Nothing is rushed. Nothing is skipped. Instead, understanding unfolds naturally over time.
Why This Matters for Your Child
The spiral curriculum isn’t about deepening academics, not delaying them. This approach:
Respects how children develop emotionally and intellectually
Builds genuine understanding instead of short-term memorization
Helps learning “stick” because it’s connected to experience
Builds confidence as children recognize ideas they’ve met before
Encourages curiosity rather than pressure or burnout
When children encounter familiar ideas at a new stage of growth, they often have a powerful moment of recognition: “Oh—I understand this differently now.” That sense of mastery is deeply motivating.
Rethinking a Common Question
The spiral curriculum allows learning to mature alongside the child; so knowledge isn’t just stored for a test, but integrated into how they think, feel, and engage with the world.
In traditional schooling, parents often ask: “Have they covered this yet?”
In Waldorf education, the invitation is to wonder: “How deeply does my child understand this now?”
Waldorf education trusts the long view.

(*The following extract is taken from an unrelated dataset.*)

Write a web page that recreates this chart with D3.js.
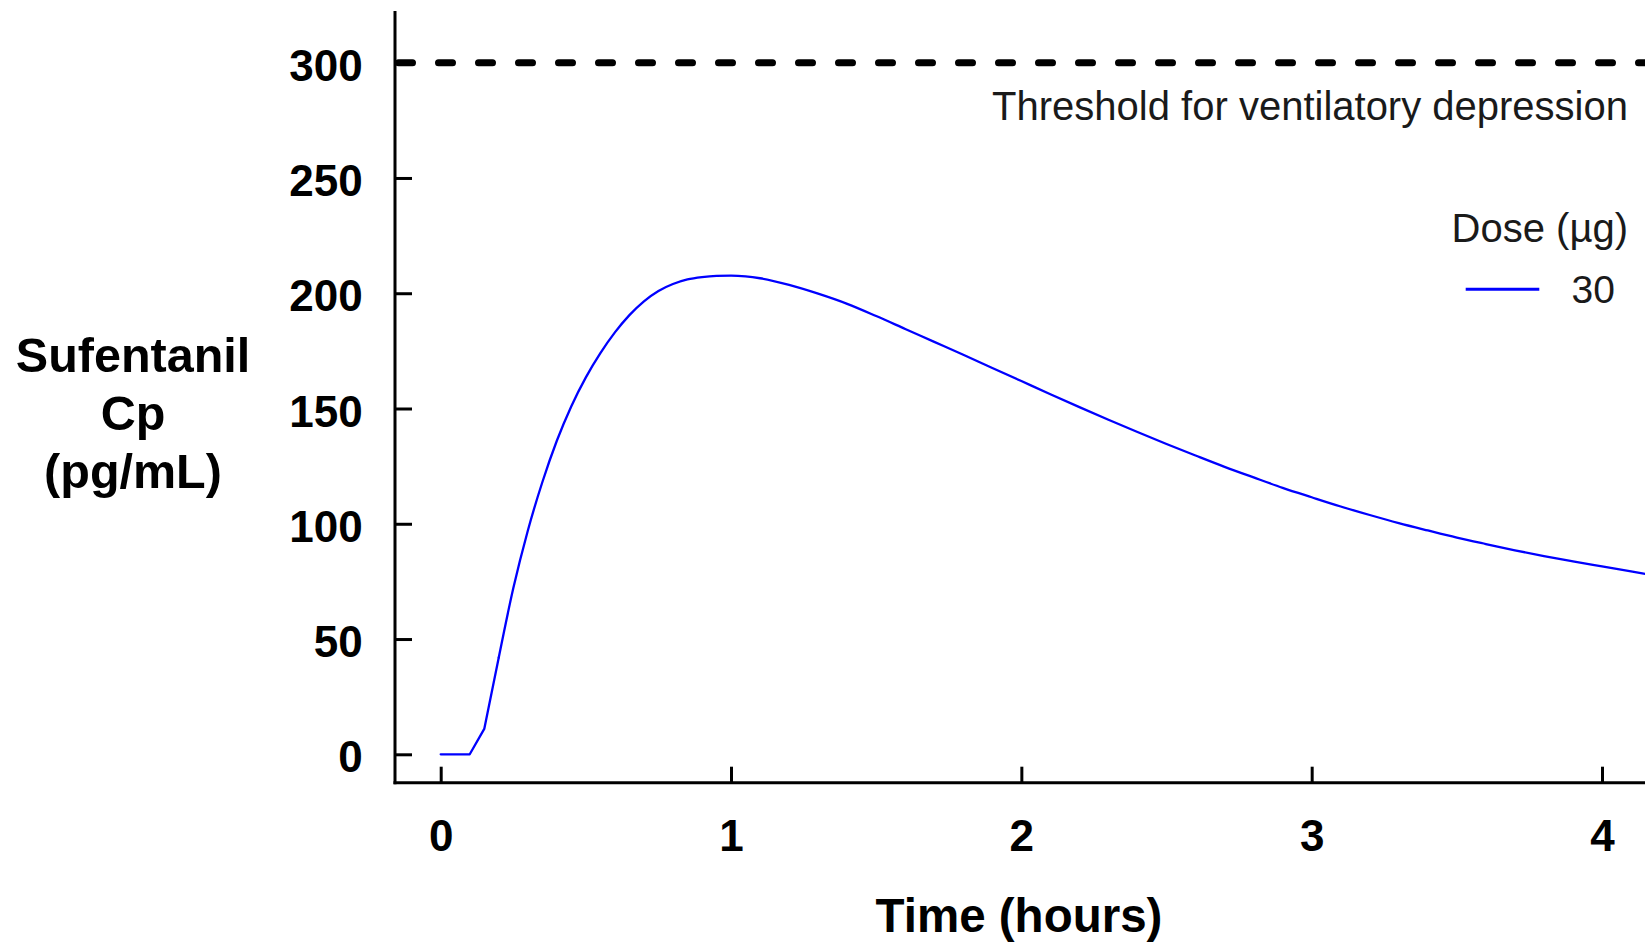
<!DOCTYPE html>
<html>
<head>
<meta charset="utf-8">
<script src="https://cdn.jsdelivr.net/npm/d3@7"></script>
<style>
  html, body { margin: 0; padding: 0; background: #fff; }
  svg { display: block; }
  text { font-family: Arial, "Liberation Sans", sans-serif; }
</style>
</head>
<body>
<svg id="chart" width="1645" height="943"></svg>
<script>
// Simulated sufentanil plasma concentration after a 30 µg dose
const timeHours = [
  0, 0.05, 0.10, 0.15, 0.20, 0.25, 0.30, 0.35, 0.40, 0.45, 0.50, 0.55, 0.60,
  0.65, 0.70, 0.75, 0.80, 0.85, 0.90, 0.95, 1.00, 1.05, 1.10, 1.20, 1.30, 1.40, 1.50,
  1.60, 1.70, 1.80, 1.90, 2.00, 2.10, 2.20, 2.30, 2.40, 2.50, 2.60, 2.70, 2.80,
  2.90, 3.00, 3.10, 3.20, 3.30, 3.40, 3.50, 3.60, 3.70, 3.80, 3.90, 4.00, 4.10, 4.15
];
const concentration = [
  0, 0, 0, 11, 42, 72, 97, 118, 136, 151, 163.5, 174, 183,
  190.5, 196.5, 201, 204, 206, 207, 207.5, 207.6, 207.3, 206.5, 203.6, 199.8, 195.4, 190.1,
  184.5, 178.9, 173.3, 167.6, 161.9, 156.2, 150.6, 145.1, 139.8, 134.6, 129.6, 124.7, 120.1,
  115.6, 111.5, 107.5, 103.8, 100.3, 97.1, 94.0, 91.2, 88.5, 86.0, 83.7, 81.5, 79.3, 78.2
];

const yTickValues = [0, 50, 100, 150, 200, 250, 300];
const xTickValues = [0, 1, 2, 3, 4];
const thresholdValue = 300;
const thresholdLabel = "Threshold for ventilatory depression";
const legendTitle = "Dose (µg)";
const doseLabels = ["30"];
const doseColors = ["#0000ff"];
const yTitleLines = ["Sufentanil", "Cp", "(pg/mL)"];
const xTitle = "Time (hours)";

const svg = d3.select("#chart");

// frame geometry
const axisX = 395;      // vertical axis line
const axisY = 782.7;    // horizontal axis line
const axisTop = 11;
const rightEdge = 1645;

const x = d3.scaleLinear().domain([0, 4]).range([440.7, 1602]);
const y = d3.scaleLinear().domain([0, 300]).range([754.3, 62.7]);

const points = timeHours.map((t, i) => ({ t, v: concentration[i] }));

// y axis
const yAxis = d3.axisLeft(y).tickValues(yTickValues).tickSize(-17).tickPadding(32.3);
const gy = svg.append("g").attr("transform", `translate(${axisX},0)`).call(yAxis);
gy.select(".domain").remove();
gy.selectAll(".tick line").attr("stroke", "#000").attr("stroke-width", 3);
gy.selectAll(".tick text")
  .attr("fill", "#000").attr("dy", "0.4em")
  .style("font-size", "44px").style("font-weight", "bold");

// x axis
const xAxis = d3.axisBottom(x).tickValues(xTickValues).tickFormat(d3.format("d"))
  .tickSize(-16).tickPadding(36.8);
const gx = svg.append("g").attr("transform", `translate(0,${axisY})`).call(xAxis);
gx.select(".domain").remove();
gx.selectAll(".tick line").attr("stroke", "#000").attr("stroke-width", 3);
gx.selectAll(".tick text")
  .attr("fill", "#000")
  .style("font-size", "44px").style("font-weight", "bold");

// axis lines
svg.append("line")
  .attr("x1", axisX).attr("x2", axisX).attr("y1", axisTop).attr("y2", axisY + 1.5)
  .attr("stroke", "#000").attr("stroke-width", 3);
svg.append("line")
  .attr("x1", axisX - 1.5).attr("x2", rightEdge).attr("y1", axisY).attr("y2", axisY)
  .attr("stroke", "#000").attr("stroke-width", 3);

// threshold line and label
svg.append("line")
  .attr("x1", axisX + 3.5).attr("x2", rightEdge)
  .attr("y1", y(thresholdValue)).attr("y2", y(thresholdValue))
  .attr("stroke", "#000").attr("stroke-width", 7)
  .attr("stroke-dasharray", "14,26").attr("stroke-linecap", "round");
svg.append("text")
  .attr("x", 1628).attr("y", 120)
  .attr("text-anchor", "end").attr("fill", "#1a1a1a")
  .style("font-size", "40px")
  .text(thresholdLabel);

// concentration curve: straight segments through the absorption lag,
// smooth monotone curve once absorption is under way
const lagEnd = 0.20;
const linePath = d3.line().x(d => x(d.t)).y(d => y(d.v));
const smoothPath = d3.line().curve(d3.curveMonotoneX).x(d => x(d.t)).y(d => y(d.v));
const curveG = svg.append("g")
  .attr("fill", "none")
  .attr("stroke", doseColors[0])
  .attr("stroke-width", 2.3)
  .attr("stroke-linejoin", "round")
  .attr("stroke-linecap", "round");
curveG.append("path").datum(points.filter(d => d.t <= lagEnd)).attr("d", linePath);
curveG.append("path").datum(points.filter(d => d.t >= lagEnd)).attr("d", smoothPath);

// legend
svg.append("text")
  .attr("x", 1628).attr("y", 242)
  .attr("text-anchor", "end").attr("fill", "#1a1a1a")
  .style("font-size", "40px")
  .text(legendTitle);
const legend = svg.append("g");
doseLabels.forEach((label, i) => {
  const ly = 289.3 + i * 58;
  legend.append("line")
    .attr("x1", 1465.7).attr("x2", 1539.3).attr("y1", ly).attr("y2", ly)
    .attr("stroke", doseColors[i]).attr("stroke-width", 3);
  legend.append("text")
    .attr("x", 1615).attr("y", ly + 14)
    .attr("text-anchor", "end").attr("fill", "#1a1a1a")
    .style("font-size", "39px")
    .text(label);
});

// axis titles
const yTitle = svg.append("text")
  .attr("text-anchor", "middle").attr("fill", "#000")
  .style("font-size", "48.5px").style("font-weight", "bold");
yTitleLines.forEach((s, i) => {
  yTitle.append("tspan").attr("x", 133).attr("y", 372 + i * 58).text(s);
});
svg.append("text")
  .attr("x", 1019).attr("y", 932)
  .attr("text-anchor", "middle").attr("fill", "#000")
  .style("font-size", "47.5px").style("font-weight", "bold")
  .text(xTitle);
</script>
</body>
</html>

It trusts that when learning is introduced at the right time, in the right way, children learn better and they learn more. The spiral curriculum ensures that ideas return again and again, each time more alive, more relevant, and more meaningful and they are presented just as your child becomes more capable of understanding them.
This is what it looks like like to have an education designed not just for schools, children, and life.